[To be done]
Each line that holds the word "this" is to be identified and copied.

Code that draws figures:
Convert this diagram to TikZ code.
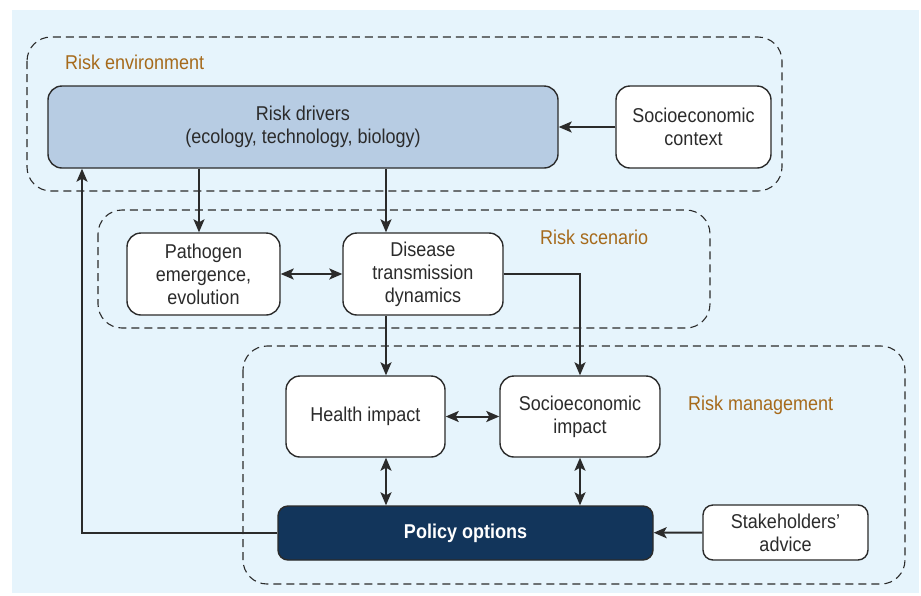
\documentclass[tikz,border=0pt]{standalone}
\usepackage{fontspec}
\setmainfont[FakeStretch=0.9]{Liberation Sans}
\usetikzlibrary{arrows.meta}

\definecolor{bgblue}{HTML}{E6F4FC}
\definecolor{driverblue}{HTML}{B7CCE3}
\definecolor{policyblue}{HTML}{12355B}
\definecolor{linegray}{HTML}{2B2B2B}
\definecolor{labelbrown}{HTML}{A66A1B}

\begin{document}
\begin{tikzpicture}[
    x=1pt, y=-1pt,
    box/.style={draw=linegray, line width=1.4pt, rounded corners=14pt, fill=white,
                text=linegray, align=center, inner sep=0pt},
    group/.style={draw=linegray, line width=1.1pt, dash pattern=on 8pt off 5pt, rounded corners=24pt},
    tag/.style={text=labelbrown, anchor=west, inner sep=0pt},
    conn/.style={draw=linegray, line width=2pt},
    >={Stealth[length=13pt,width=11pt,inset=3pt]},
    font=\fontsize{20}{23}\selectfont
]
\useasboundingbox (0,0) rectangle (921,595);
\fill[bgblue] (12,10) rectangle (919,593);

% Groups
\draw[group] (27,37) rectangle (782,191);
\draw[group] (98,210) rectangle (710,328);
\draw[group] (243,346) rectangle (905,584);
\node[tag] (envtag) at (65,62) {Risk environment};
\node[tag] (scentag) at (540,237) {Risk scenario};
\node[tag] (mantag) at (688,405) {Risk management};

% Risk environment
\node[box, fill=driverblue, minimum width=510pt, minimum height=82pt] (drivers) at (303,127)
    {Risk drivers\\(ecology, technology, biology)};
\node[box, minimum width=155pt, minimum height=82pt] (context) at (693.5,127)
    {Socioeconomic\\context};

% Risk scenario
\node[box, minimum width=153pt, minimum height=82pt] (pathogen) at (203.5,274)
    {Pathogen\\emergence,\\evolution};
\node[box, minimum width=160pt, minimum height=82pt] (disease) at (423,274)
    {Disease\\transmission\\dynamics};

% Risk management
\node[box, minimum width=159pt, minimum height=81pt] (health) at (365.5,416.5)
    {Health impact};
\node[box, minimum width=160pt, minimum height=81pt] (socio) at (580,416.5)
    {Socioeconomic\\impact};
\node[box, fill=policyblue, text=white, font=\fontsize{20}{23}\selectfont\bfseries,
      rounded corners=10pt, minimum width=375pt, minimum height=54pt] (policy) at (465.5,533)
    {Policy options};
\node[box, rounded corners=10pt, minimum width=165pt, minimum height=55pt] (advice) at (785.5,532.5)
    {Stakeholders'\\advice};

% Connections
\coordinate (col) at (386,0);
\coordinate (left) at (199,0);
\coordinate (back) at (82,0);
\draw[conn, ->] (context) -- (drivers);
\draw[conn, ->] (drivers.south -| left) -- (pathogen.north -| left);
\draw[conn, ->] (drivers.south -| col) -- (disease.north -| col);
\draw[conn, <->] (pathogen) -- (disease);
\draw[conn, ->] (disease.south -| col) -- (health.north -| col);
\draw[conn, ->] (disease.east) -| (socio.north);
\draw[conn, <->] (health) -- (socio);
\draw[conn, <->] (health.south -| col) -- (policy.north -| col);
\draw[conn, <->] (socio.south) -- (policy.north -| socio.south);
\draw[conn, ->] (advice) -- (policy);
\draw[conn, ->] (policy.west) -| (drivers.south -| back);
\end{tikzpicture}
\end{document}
...
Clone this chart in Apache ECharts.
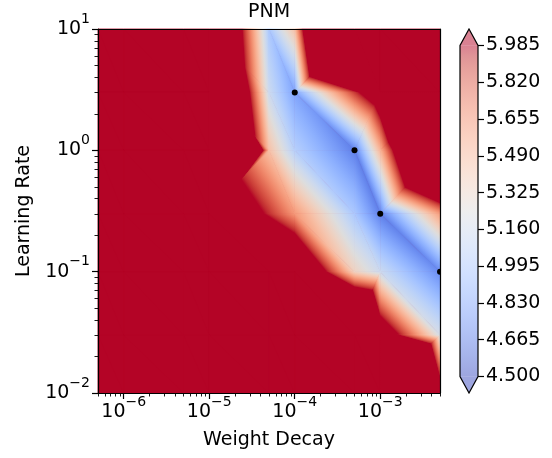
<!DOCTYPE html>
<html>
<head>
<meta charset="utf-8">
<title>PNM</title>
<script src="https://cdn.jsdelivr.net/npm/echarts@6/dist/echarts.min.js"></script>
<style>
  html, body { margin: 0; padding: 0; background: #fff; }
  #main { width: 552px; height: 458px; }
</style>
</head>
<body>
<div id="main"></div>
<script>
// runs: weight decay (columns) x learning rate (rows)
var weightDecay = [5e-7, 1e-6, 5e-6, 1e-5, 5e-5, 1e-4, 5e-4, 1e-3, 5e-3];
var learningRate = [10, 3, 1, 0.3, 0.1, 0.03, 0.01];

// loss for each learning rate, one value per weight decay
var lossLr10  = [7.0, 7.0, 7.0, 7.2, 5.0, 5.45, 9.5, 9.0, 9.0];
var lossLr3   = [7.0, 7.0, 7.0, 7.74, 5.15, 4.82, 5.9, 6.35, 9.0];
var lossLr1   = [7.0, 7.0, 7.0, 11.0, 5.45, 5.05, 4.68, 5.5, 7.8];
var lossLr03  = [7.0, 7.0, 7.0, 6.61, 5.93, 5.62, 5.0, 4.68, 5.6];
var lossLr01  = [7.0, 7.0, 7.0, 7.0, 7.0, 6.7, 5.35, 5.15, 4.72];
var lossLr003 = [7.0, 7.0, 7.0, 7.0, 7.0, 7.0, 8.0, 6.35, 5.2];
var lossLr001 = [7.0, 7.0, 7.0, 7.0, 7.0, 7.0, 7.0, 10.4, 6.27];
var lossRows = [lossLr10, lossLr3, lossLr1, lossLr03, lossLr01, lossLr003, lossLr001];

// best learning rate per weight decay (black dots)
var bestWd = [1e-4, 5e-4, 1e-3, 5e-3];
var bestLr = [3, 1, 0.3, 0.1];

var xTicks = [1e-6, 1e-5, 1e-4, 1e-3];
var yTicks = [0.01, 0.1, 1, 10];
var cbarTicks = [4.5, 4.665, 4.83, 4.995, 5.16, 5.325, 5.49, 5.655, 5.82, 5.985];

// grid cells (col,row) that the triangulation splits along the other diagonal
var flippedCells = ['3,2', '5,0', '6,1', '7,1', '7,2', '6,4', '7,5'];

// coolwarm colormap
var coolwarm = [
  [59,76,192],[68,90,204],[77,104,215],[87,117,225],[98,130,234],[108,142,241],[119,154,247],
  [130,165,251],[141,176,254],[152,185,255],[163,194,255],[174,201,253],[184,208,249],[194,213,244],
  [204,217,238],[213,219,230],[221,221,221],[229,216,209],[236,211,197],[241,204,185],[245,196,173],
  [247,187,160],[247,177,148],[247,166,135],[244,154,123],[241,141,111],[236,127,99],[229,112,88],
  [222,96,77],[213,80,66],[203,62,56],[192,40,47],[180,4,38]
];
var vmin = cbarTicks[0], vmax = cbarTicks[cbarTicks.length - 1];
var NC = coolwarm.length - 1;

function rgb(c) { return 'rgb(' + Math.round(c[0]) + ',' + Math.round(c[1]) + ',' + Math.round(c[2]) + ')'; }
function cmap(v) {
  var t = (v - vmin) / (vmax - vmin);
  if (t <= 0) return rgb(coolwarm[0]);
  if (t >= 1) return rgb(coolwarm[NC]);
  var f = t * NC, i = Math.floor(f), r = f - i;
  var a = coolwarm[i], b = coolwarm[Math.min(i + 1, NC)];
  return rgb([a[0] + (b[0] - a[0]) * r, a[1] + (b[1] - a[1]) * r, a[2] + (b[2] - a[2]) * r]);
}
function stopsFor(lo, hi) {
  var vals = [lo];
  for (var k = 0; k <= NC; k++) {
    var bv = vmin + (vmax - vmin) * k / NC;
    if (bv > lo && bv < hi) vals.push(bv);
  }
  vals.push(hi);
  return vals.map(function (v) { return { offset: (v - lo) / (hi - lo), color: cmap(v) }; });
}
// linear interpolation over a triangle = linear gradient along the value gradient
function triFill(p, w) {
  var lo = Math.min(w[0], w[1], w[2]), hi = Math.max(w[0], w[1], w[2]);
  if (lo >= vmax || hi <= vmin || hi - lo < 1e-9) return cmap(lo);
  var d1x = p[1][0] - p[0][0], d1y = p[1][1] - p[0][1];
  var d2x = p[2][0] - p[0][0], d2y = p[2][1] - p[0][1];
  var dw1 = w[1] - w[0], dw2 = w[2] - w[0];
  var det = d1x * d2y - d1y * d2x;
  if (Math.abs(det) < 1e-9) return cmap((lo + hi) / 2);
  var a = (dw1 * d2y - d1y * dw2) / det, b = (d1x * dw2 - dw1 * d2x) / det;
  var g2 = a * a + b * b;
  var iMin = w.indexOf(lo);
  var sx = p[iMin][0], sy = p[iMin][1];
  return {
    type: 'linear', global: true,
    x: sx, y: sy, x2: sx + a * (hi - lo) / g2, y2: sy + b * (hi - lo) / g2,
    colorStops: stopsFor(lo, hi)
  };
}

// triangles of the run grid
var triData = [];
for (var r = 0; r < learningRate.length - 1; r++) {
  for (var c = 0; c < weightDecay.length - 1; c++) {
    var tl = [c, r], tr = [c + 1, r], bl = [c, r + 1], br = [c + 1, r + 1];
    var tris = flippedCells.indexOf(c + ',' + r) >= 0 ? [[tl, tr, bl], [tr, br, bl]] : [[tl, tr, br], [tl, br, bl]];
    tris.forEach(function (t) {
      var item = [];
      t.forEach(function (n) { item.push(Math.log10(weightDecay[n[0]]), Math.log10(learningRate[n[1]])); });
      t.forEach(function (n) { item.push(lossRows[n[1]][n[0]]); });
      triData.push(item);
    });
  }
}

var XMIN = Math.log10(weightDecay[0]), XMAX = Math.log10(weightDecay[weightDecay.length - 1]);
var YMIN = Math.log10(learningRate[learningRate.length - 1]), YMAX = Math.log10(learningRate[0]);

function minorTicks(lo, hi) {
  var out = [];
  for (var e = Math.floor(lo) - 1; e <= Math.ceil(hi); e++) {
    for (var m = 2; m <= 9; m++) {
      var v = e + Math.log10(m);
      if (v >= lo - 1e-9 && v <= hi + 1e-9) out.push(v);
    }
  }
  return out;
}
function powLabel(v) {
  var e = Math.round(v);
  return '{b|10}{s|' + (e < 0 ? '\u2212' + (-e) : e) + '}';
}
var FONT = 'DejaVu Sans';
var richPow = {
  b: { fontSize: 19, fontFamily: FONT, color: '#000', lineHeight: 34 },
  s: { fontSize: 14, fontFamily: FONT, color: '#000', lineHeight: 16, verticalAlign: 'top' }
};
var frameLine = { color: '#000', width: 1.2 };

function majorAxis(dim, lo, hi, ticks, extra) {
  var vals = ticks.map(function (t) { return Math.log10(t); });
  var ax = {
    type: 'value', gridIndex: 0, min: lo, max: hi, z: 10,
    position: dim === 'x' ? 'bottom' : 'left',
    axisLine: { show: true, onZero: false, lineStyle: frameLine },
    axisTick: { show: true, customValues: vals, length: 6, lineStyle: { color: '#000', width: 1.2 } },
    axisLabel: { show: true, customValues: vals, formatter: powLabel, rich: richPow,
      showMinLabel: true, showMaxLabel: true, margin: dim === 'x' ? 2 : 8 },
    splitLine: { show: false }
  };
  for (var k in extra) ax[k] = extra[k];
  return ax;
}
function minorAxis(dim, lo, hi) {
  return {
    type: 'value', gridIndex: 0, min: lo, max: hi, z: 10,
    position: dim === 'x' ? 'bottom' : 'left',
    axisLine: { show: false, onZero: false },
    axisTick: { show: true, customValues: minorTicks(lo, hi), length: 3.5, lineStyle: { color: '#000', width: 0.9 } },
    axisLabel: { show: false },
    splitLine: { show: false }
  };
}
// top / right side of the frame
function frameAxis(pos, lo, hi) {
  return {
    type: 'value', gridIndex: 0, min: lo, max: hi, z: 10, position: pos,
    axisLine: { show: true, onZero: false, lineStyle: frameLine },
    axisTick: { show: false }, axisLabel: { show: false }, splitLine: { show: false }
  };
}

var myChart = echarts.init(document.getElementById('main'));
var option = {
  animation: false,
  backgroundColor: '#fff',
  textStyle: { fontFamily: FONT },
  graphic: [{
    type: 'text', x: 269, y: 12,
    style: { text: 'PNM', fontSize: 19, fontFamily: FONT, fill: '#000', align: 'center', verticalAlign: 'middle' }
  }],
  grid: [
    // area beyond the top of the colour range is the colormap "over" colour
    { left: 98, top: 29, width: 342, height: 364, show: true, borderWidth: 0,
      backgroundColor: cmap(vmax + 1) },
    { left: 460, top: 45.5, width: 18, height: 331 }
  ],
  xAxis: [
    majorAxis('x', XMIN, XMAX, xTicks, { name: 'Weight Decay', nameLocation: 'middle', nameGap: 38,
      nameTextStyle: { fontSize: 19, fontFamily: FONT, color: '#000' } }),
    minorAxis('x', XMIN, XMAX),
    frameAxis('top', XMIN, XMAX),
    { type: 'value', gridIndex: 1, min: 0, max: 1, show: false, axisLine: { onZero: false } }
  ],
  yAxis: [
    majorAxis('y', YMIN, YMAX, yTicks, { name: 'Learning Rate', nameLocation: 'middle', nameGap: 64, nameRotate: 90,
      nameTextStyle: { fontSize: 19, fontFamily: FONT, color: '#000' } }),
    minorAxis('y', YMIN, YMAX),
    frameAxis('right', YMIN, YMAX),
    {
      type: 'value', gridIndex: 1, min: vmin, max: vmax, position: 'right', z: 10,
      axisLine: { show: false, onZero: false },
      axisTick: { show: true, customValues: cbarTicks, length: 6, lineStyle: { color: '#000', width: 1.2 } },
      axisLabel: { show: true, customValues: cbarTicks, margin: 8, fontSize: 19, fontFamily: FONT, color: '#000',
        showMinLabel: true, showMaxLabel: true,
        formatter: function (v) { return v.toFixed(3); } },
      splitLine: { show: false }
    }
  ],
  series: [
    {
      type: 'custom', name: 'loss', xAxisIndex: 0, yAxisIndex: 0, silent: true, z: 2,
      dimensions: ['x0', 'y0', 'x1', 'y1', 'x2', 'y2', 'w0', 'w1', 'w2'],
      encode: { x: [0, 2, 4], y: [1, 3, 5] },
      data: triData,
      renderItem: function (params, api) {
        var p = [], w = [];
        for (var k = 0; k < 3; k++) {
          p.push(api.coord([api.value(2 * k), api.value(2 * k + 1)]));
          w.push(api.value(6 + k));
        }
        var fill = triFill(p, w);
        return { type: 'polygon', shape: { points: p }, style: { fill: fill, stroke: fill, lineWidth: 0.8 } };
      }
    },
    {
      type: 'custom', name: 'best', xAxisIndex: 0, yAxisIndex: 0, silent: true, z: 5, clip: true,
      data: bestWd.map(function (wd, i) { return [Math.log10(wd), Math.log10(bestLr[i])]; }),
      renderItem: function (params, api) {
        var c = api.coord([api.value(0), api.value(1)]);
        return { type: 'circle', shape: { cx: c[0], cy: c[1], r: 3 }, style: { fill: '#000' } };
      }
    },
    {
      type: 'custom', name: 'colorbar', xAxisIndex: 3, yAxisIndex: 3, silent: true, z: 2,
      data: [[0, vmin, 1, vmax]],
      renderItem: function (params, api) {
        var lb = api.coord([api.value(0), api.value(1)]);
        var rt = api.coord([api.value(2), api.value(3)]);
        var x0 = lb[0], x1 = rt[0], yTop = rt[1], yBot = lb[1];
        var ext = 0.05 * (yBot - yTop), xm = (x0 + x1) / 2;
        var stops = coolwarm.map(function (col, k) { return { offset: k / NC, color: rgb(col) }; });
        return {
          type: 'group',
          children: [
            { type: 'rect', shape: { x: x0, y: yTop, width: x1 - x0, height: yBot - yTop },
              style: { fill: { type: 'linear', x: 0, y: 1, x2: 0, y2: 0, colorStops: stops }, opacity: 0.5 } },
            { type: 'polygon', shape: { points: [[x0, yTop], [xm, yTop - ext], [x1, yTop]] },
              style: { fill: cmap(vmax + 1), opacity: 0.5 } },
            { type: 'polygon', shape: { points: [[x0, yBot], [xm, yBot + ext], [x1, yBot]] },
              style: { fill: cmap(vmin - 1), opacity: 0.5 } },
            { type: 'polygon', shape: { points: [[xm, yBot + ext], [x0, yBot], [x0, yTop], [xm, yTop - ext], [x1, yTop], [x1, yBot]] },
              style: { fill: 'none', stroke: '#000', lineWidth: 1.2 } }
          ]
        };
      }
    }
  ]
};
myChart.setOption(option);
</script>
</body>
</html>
* * *
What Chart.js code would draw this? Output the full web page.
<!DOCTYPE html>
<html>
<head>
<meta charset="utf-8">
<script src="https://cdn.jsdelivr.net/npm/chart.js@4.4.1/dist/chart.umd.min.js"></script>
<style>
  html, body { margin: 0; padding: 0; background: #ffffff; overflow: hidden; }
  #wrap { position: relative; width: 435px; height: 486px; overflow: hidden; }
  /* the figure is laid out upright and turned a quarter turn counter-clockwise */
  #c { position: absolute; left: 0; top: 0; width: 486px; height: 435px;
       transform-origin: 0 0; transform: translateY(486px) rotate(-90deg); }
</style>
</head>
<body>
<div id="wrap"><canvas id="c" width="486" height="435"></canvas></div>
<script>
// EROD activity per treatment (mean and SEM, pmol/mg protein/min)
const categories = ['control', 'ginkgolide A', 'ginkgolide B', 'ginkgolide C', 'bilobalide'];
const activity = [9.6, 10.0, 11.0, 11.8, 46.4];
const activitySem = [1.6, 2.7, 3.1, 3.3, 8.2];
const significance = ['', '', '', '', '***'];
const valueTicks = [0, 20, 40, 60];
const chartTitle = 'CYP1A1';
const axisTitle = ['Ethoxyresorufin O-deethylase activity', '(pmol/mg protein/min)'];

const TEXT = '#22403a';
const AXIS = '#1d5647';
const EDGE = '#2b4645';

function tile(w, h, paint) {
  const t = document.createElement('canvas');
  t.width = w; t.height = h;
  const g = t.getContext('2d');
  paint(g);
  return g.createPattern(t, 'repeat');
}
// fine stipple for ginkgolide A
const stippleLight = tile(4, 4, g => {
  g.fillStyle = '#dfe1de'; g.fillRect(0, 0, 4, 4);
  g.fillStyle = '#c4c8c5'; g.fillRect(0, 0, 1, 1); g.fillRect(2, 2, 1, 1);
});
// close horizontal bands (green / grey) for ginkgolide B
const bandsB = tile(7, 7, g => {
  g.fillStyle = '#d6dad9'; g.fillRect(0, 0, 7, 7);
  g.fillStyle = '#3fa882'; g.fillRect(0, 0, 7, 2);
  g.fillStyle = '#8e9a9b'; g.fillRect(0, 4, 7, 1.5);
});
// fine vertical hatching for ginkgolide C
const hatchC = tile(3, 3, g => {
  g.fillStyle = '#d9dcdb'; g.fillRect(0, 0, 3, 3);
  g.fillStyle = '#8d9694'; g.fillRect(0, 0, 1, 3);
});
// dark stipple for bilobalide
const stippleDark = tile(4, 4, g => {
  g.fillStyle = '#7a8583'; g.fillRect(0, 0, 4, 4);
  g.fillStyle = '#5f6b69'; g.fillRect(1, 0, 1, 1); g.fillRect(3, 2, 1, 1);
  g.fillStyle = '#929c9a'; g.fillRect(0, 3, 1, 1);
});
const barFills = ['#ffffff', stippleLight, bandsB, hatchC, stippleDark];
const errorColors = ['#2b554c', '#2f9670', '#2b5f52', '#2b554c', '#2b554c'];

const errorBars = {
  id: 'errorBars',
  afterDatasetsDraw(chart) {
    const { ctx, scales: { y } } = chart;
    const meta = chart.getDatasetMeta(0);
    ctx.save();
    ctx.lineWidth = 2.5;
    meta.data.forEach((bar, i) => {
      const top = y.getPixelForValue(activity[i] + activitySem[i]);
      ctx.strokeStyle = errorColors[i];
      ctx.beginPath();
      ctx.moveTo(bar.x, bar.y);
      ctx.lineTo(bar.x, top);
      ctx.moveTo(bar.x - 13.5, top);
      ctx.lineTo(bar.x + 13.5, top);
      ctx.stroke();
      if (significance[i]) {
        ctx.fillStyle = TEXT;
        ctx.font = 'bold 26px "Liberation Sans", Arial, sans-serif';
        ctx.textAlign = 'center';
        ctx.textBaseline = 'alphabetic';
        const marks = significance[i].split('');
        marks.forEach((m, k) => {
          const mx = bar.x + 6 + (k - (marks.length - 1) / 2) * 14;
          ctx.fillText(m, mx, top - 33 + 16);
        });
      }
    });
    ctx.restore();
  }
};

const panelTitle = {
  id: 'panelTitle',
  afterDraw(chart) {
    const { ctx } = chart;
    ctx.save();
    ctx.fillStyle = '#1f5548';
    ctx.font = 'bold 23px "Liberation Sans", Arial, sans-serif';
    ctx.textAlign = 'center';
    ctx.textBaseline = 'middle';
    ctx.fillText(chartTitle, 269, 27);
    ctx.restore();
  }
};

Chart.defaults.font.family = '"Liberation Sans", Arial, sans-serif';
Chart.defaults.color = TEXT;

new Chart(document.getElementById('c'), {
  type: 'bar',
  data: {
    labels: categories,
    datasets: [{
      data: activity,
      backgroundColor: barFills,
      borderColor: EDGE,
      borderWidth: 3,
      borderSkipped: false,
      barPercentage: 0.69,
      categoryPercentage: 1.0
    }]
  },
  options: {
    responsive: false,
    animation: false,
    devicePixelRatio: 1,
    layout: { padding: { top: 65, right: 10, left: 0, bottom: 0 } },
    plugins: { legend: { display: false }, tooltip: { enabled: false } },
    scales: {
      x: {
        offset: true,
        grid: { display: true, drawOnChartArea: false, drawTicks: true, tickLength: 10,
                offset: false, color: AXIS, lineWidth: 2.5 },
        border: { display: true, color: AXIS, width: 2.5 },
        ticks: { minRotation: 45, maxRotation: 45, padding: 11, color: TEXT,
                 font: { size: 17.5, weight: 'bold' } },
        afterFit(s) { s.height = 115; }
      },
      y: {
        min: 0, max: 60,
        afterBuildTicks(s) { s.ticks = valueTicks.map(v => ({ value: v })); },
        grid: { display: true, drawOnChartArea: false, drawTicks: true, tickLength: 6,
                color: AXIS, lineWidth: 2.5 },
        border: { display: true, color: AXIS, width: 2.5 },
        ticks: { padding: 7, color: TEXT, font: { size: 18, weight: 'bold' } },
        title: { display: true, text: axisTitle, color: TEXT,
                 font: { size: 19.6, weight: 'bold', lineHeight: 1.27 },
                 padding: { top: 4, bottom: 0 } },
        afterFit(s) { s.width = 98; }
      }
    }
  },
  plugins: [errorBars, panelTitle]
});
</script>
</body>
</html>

[Finished answer]
Convert this diagram to TikZ code.
Clone this chart in Apache ECharts.
What Chart.js code would draw this? Output the full web page.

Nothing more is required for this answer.